Option #2: School started this morning. Oh my God! Another transition! It’ll take Natalie a good month to adjust. That means that the next month is going to be hell.
I’m not the only one in my household who has mixed feelings about the start of school. Both Aaron and Natalie faced the first day of school with a crazy-making combination of excitement and apprehension. Aaron, because it’s his first day at Ames’ huge middle school. Natalie because, well, because she’s Natalie! And because she has attention deficit disorder (ADHD.)
Yesterday, from 3:00 to 4:00 pm, kids were invited to visit school to find their classrooms, meet their teachers, and drop off their school supplies. I picked Natalie up from daycare at about 2:50 to take her to school for a quick visit.
Nat got along great during the visit. She loved her new teacher, Mrs. Morken, on sight. The principal, the special ed teachers, her first grade teacher Mrs. Junck, and other school personnel greeted her like a beloved celebrity. What a difference between this experience and her first day of summer school.
When we got home, however, Nat immediately fell apart. She turned on Don’s I Pod, and turned the volume way up. She took money out of a drawer that she knows is off limits. She pinned the cat to the floor with one knee, and “petted” him too roughly, making loud nonsense sounds in his face. When I stopped her she turned on me. Arms and legs flailing, she scratched me down the length of one arm.

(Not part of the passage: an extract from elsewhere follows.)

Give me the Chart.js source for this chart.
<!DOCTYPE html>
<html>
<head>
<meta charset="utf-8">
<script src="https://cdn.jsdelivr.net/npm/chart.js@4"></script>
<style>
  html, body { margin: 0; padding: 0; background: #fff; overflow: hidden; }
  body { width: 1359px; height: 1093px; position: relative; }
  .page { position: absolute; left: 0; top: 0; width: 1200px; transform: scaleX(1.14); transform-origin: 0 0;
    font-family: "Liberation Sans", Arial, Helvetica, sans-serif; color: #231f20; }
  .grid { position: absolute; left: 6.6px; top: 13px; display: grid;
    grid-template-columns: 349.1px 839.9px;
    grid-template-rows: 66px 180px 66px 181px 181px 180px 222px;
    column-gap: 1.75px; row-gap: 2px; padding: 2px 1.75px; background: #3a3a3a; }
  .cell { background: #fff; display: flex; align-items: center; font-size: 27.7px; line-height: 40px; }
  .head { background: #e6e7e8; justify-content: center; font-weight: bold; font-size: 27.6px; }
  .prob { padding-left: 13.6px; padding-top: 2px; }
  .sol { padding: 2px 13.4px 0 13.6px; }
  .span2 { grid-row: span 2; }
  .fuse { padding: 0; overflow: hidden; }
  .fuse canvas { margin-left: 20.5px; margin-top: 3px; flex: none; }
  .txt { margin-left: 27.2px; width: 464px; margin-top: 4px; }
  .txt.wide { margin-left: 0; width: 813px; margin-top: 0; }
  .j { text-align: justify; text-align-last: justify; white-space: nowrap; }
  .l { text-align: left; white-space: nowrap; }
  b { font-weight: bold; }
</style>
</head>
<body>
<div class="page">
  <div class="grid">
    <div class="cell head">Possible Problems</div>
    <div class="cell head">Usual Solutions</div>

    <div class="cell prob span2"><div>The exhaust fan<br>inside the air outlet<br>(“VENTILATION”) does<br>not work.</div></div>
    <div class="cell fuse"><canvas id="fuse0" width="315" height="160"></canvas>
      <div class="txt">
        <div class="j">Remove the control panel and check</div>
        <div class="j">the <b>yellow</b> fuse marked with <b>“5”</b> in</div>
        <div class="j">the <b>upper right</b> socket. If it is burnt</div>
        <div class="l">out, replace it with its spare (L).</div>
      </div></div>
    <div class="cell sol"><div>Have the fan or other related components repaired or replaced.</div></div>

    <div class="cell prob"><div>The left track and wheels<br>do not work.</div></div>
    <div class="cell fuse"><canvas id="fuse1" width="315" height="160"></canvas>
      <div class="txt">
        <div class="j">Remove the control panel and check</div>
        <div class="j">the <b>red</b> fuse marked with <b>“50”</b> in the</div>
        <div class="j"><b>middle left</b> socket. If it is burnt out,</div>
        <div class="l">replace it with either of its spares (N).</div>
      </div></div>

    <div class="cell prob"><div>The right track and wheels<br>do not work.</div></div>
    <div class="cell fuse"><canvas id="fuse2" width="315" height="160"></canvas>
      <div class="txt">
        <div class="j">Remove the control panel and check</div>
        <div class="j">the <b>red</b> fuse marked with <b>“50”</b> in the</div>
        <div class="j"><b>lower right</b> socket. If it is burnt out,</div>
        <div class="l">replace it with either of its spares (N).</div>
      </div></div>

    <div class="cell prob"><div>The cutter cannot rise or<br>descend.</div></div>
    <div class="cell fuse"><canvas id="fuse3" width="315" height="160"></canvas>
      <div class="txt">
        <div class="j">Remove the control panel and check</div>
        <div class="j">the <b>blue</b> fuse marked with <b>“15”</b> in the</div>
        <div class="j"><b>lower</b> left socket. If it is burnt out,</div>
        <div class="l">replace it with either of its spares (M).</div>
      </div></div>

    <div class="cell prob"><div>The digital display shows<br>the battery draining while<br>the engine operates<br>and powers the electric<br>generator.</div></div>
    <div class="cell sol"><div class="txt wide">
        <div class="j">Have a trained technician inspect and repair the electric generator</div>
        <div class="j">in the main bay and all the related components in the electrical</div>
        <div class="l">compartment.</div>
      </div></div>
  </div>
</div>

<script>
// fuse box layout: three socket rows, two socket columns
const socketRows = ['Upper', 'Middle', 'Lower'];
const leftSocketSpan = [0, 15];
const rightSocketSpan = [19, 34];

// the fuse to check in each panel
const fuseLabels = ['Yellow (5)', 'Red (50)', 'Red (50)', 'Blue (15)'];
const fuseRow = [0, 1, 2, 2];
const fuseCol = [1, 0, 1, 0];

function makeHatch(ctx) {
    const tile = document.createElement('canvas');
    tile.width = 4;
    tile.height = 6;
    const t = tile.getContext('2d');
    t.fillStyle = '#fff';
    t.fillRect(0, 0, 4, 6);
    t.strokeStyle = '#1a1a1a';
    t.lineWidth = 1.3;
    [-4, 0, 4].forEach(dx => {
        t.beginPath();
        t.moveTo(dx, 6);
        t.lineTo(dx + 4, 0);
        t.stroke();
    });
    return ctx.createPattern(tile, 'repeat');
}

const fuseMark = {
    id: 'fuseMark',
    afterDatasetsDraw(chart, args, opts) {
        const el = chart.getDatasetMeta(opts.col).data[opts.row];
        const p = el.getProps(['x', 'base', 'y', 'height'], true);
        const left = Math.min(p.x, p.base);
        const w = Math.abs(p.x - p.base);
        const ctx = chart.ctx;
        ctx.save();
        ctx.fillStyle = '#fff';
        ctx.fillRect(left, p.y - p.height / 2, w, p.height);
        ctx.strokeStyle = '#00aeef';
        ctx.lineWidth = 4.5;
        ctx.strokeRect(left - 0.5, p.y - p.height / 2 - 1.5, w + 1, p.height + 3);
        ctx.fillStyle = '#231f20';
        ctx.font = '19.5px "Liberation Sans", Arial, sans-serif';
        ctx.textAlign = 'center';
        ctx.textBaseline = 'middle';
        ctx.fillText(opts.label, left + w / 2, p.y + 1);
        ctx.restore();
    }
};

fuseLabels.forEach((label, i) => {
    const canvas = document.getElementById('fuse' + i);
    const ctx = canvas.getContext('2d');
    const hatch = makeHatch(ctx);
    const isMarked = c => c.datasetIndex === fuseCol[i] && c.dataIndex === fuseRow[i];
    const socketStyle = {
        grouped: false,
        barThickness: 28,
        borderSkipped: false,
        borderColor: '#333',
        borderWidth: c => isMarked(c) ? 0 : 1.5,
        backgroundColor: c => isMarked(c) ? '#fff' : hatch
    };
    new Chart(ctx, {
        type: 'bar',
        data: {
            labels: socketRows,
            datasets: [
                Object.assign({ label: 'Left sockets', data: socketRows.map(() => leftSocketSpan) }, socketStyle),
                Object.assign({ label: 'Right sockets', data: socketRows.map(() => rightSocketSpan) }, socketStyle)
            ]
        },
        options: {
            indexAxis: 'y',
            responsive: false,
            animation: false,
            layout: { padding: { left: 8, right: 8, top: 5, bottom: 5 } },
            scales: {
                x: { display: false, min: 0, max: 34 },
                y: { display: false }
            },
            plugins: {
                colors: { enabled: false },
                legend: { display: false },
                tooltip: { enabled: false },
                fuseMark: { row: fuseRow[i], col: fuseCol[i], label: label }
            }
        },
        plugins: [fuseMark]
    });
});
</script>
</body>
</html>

I put her in time out. “Wrestle with your blanket, squeeze it as hard as you can,” I said. “Take some deep breaths. Use your words. Are you excited? Scared?”
Eventually she regained some control, but she stayed squirrelly all night.
This morning we arrived at school on time--with glasses on, hair combed, teeth brushed. Nat kissed me a dozen times, but let go of me to join her class without excessive clinging.
I’m expecting her to let it all out tonight—the pent up energy from trying to be good, the excitement, and the fear.
I hope that--just and hour now and then--of this rare peace and solitude will help me to survive Natalie’s adjustment. I have a feeling I’ll need all the help I can get!